Some senior citizens past age 65 were blessed to have been raised in families with a rich heritage of rural memories to share. Many of our parents regarded the great outdoors as an inexpensive learning laboratory and vacation venue. Many of my grandparents’ generation were also farm owners. People of this demographic are becoming scarce. Their experiences appear to match my own. A disclaimer is in order for many post-65 residents who do not share the experiences I describe. Urban children of that generation may share satisfying personal adventures from their city life. Different types of coping strategies may make their past metropolitan life seem worlds apart from those who fondly recall the pastoral life and its appeal. In either setting, rural or urban, fond memories have evoked lingering fascination.
Curious children were blessed with parents or instructors who encouraged their young people to dig more thoughtfully into the wonders of animal life. Parents and teachers sought to light the fires of investigation. Awaiting inquiring minds were explanations about how such animals functioned and how our physical world operated generally. In our homes, motivated by the responsibilities of making a humble living under harsh economic realities, we were impelled by the joy of discovery for God’s glory manifest in the created world around us.
As we became older, young people of my generation were treated to additional instruction provided by their high school and college biology courses. The biology courses of that era were bringing to a close a traditional era in biology instruction. A Wikipedia article on the “History of Biology” expresses the new discipline rapidly overtaking biology education: “Following the…cracking of the genetic code, biology was largely split between organismal biology—the fields that deal with whole organisms and groups of organisms—and the fields related to cellular and molecular biology. By the late 20th century, new fields like genomics and proteomics were reversing this trend…” My high school and college biology courses may have instructed me in the wonders of the circulatory, digestive, reproductive, respiratory, nervous and other organ systems. But the new emphasis in molecular biology was tantamount to a sudden leap in man’s knowledge.
Stated another way, biology of the 1950s and 1960s was entering the transition from the study of organs and organ systems to molecular biology. We were at the threshhold of the age of bio-chemistry. The biochemical research of the last 40-50 years has opened the curtain on life processes of cells and explaining them in detail. Now we understand what is happening within the whole organisms and organ systems. Then the era of expanded discovery arrived and continues to expand as we speak. The age of discovery of wonders of living things had moved from a more devotional appreciation of God’s glory manifest in living things to a genuine understanding of how God accomplished the task.
Nowhere can we appreciate more clearly the joy of discovery than in understanding the beauty of
DNA and RNA in the delicately twisted bio-molecules of inheritance and replication within every body cell of every living creature we admired on the farm or in the city. The information stored and duplicated is coded with three billion bits of information consisting of three billion “letters” whose sequence is absolutely critical to produce the many thousands of proteins, the building blocks of life, at just the right time, in the right order, and in the right place. It is no mystery why some modern high school biology texts number a thousand pages or more. Each text tells a miniscule fraction of the story of biology. The unlocking of the genetic code opened a new vista in bioscience during the 1960s.

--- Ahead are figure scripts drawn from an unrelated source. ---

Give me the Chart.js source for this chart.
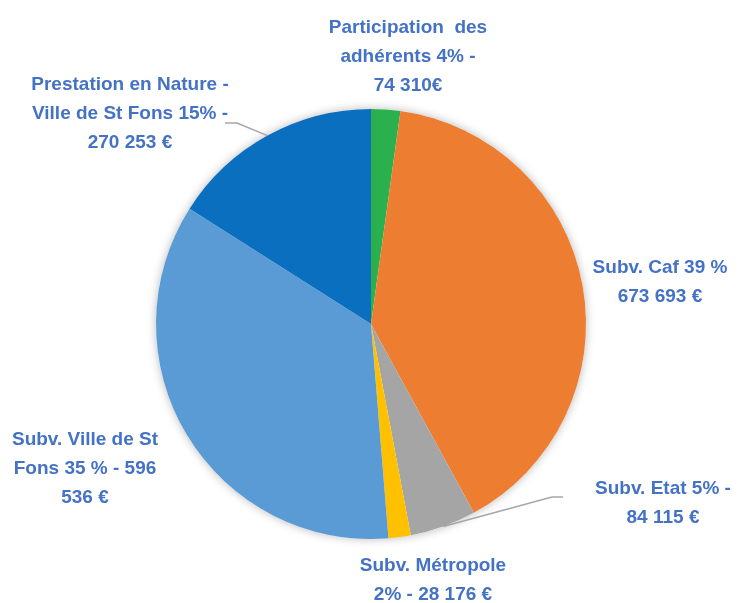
<!DOCTYPE html>
<html>
<head>
<meta charset="utf-8">
<script src="https://cdn.jsdelivr.net/npm/chart.js@4.4.1/dist/chart.umd.min.js"></script>
<style>
  html, body { margin: 0; padding: 0; background: #fff; }
</style>
</head>
<body>
<canvas id="chart" width="750" height="603"></canvas>
<script>
const categories = [
  'Participation des adhérents',
  'Subv. Caf',
  'Subv. Etat',
  'Subv. Métropole',
  'Subv. Ville de St Fons',
  'Prestation en Nature - Ville de St Fons'
];

// slice sizes as drawn in the picture (the green slice is drawn smaller than its label says)
const amounts = [37000, 673693, 84115, 28176, 596536, 270253];

// label text, line by line, as printed on the chart
const labelLines = [
  ['Participation  des', 'adhérents 4% -', '74 310€'],
  ['Subv. Caf 39 %', '673 693 €'],
  ['Subv. Etat 5% -', '84 115 €'],
  ['Subv. Métropole', '2% - 28 176 €'],
  ['Subv. Ville de St', 'Fons 35 % - 596', '536 €'],
  ['Prestation en Nature -', 'Ville de St Fons 15% -', '270 253 €']
];

const sliceColors = ['#2AB04C', '#ED7D31', '#A5A5A5', '#FFC000', '#5B9BD5', '#0B6FBF'];

// label placement relative to pie centre; leader = [start, knee] offsets
const labelPlace = [
  { dx: 37, dy: -296 },
  { dx: 289, dy: -56 },
  { dx: 292, dy: 165, leader: [[192, 173], [181, 173]] },
  { dx: 62, dy: 242 },
  { dx: -286, dy: 116 },
  { dx: -241, dy: -239, leader: [[-146, -201], [-134, -201]] }
];

const pieShadow = {
  id: 'pieShadow',
  beforeDatasetsDraw(chart) {
    const arc = chart.getDatasetMeta(0).data[0];
    if (!arc) return;
    const ctx = chart.ctx;
    ctx.save();
    ctx.shadowColor = 'rgba(0,0,0,0.28)';
    ctx.shadowBlur = 10;
    ctx.fillStyle = '#fff';
    ctx.beginPath();
    ctx.arc(arc.x, arc.y, arc.outerRadius, 0, Math.PI * 2);
    ctx.fill();
    ctx.restore();
  }
};

const labelPlugin = {
  id: 'outLabels',
  afterDatasetsDraw(chart) {
    const ctx = chart.ctx;
    const meta = chart.getDatasetMeta(0);
    ctx.save();
    meta.data.forEach((arc, i) => {
      const p = labelPlace[i];
      const cx = arc.x, cy = arc.y;
      if (p.leader) {
        const mid = (arc.startAngle + arc.endAngle) / 2;
        const r = arc.outerRadius;
        ctx.strokeStyle = '#A6A6A6';
        ctx.lineWidth = 1.5;
        ctx.beginPath();
        ctx.moveTo(cx + p.leader[0][0], cy + p.leader[0][1]);
        ctx.lineTo(cx + p.leader[1][0], cy + p.leader[1][1]);
        ctx.lineTo(cx + Math.cos(mid) * r, cy + Math.sin(mid) * r);
        ctx.stroke();
      }
      ctx.fillStyle = '#4472C4';
      ctx.font = 'bold 19px "Liberation Sans Narrow", "Liberation Sans", sans-serif';
      ctx.textAlign = 'center';
      ctx.textBaseline = 'middle';
      labelLines[i].forEach((line, k) => {
        ctx.fillText(line, cx + p.dx, cy + p.dy + k * 29);
      });
    });
    ctx.restore();
  }
};

new Chart(document.getElementById('chart'), {
  type: 'pie',
  data: {
    labels: categories,
    datasets: [{
      data: amounts,
      backgroundColor: sliceColors,
      borderWidth: 0
    }]
  },
  options: {
    responsive: false,
    animation: false,
    layout: { padding: { left: 156, right: 164, top: 109, bottom: 64 } },
    plugins: {
      legend: { display: false },
      tooltip: { enabled: false }
    }
  },
  plugins: [pieShadow, labelPlugin]
});
</script>
</body>
</html>
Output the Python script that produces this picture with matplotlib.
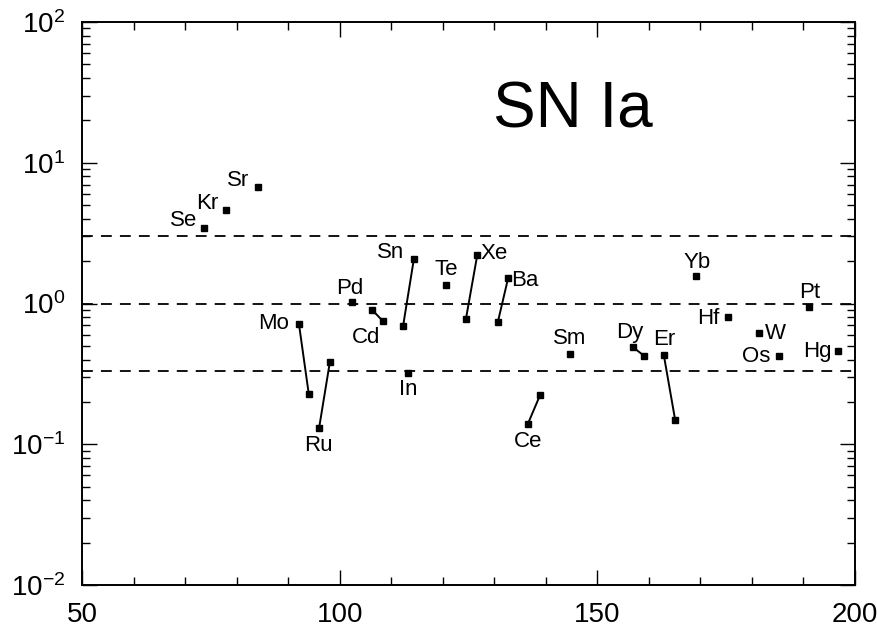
import matplotlib
matplotlib.use("Agg")
import matplotlib.pyplot as plt
from matplotlib.ticker import FixedLocator, LogLocator, NullFormatter

plt.rcParams['font.family'] = ['Liberation Sans', 'DejaVu Sans']

# Single elements: name, mass number, ratio
single_names = ["Se", "Kr", "Sr", "Pd", "In", "Te", "Sm", "Yb", "Hf", "W", "Os", "Pt", "Hg"]
single_x = [73.7, 77.9, 84.2, 102.4, 113.3, 120.6, 144.7, 169.2, 175.4, 181.4, 185.3, 191.1, 196.7]
single_y = [3.44, 4.62, 6.72, 1.03, 0.32, 1.35, 0.438, 1.57, 0.80, 0.616, 0.424, 0.944, 0.46]

# Paired isotopes connected by a line
pair_names = ["Mo", "Ru", "Cd", "Sn", "Xe", "Ba", "Ce", "Dy", "Er"]
pair_x1 = [92.1, 96.0, 106.3, 112.3, 124.5, 130.7, 136.5, 156.9, 162.9]
pair_y1 = [0.715, 0.130, 0.90, 0.69, 0.776, 0.74, 0.139, 0.49, 0.43]
pair_x2 = [94.0, 98.1, 108.4, 114.4, 126.7, 132.7, 138.9, 159.1, 165.1]
pair_y2 = [0.228, 0.384, 0.75, 2.07, 2.21, 1.52, 0.224, 0.424, 0.149]

ref_levels = [3.0, 1.0, 1.0 / 3.0]

# label offsets in pixels (layout only)
single_off = {"Se": (-21, 7), "Kr": (-19, 6), "Sr": (-20, 7),
              "Pd": (-2, 13), "In": (0, -16), "Te": (0, 16),
              "Sm": (0, 15), "Yb": (1, 13), "Hf": (-20, -1),
              "W": (16, 0), "Os": (-23, -1), "Pt": (1, 15),
              "Hg": (-21, -1)}
pair_off = {"Mo": (1, -25, 1), "Ru": (1, -1, -17), "Cd": (2, -17, -16), "Sn": (2, -23, 7),
            "Xe": (2, 17, 2), "Ba": (2, 17, -3), "Ce": (1, 0, -17), "Dy": (1, -3, 15),
            "Er": (1, 0, 16)}

LABEL_FS = 16

fig = plt.figure(figsize=(8.77, 6.26), dpi=100)
ax = fig.add_axes([82 / 877, 1 - 585 / 626, (855 - 82) / 877, (585 - 22) / 626])
ax.set_yscale("log")
ax.set_xlim(50, 200)
ax.set_ylim(1e-2, 1e2)

for lv in ref_levels:
    ax.axhline(lv, color="black", lw=1.3, ls=(0, (6, 4.5)), zorder=1)

ax.plot(single_x, single_y, ls="none", marker="s", ms=4.5, color="black", zorder=3)
for n, x, y in zip(single_names, single_x, single_y):
    dx, dy = single_off[n]
    ax.annotate(n, (x, y), xytext=(dx, dy), textcoords="offset pixels",
                ha="center", va="center", fontsize=LABEL_FS)

for n, x1, y1, x2, y2 in zip(pair_names, pair_x1, pair_y1, pair_x2, pair_y2):
    ax.plot([x1, x2], [y1, y2], color="black", lw=1.4, marker="s", ms=4.5, zorder=3)
    which, dx, dy = pair_off[n]
    px, py = (x1, y1) if which == 1 else (x2, y2)
    ax.annotate(n, (px, py), xytext=(dx, dy), textcoords="offset pixels",
                ha="center", va="center", fontsize=LABEL_FS)

ax.text(0.635, 0.842, "SN Ia", transform=ax.transAxes, fontsize=46,
        ha="center", va="center")

ax.xaxis.set_major_locator(FixedLocator([50, 100, 150, 200]))
ax.xaxis.set_minor_locator(FixedLocator(list(range(60, 200, 10))))
ax.yaxis.set_major_locator(LogLocator(base=10, numticks=10))
ax.yaxis.set_minor_locator(LogLocator(base=10, subs=range(2, 10), numticks=20))
ax.yaxis.set_minor_formatter(NullFormatter())
ax.tick_params(which="both", direction="in", top=True, right=True, width=1.0)
ax.tick_params(which="major", length=11, labelsize=20)
ax.tick_params(axis="x", which="major", pad=12)
ax.tick_params(axis="y", which="major", pad=12)
ax.tick_params(which="minor", length=6)
for s in ax.spines.values():
    s.set_linewidth(1.4)

fig.savefig("out.png", dpi=100)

In the realm of physical matter during the 1960s and 1970s “simple” protons and neutrons were found to be composed of three quarks each. Therefore, protons and neutrons assumed more complexity than we had thought initially as instructed by our high school chemistry courses prior to the onset of the 1960s. There were discoveries of six leptons, the most famous being the electron discovered in 1897. For the next hundred years the family of leptons grew. And now we are blessed with the apparent discovery of the seventeenth particle, the Higgs boson, recently added to the Standard Model of particle physics.
All living and non-living things are composed of particles such as protons, neutrons, and electrons. These are particles having incredibly precise masses, sizes, and forces. Quarks and leptons, in turn, also have predictable properties. Matter out of which our world is composed is predictable in its behavior. It is not a chaotic mass. Living and non-living matter is the handiwork of a Master Creator. We need not grasp all the details of matter’s properties in order to appreciate the orderliness of God’s creation.
How do senior citizens transition between the simple joy of discovery we experienced as teen-agers and the overwhelming knowledge scientists have acquired in the past fifty years? Our society seems bent upon using scientific discovery to draw us away from God instead of toward Him. Instead of drawing us nearer to the God of Creation, increase in human knowledge has led many to embrace the paradigms of evolution, materialism, and naturalism. Is it possible to use the same evidence to deter us from God-awareness as to attract us to Him?
“Sing a new song to the Lord! Let the whole earth sing to the Lord!” (Psalm 96:1 NLT). Creation cries out with praise to the God of Creation.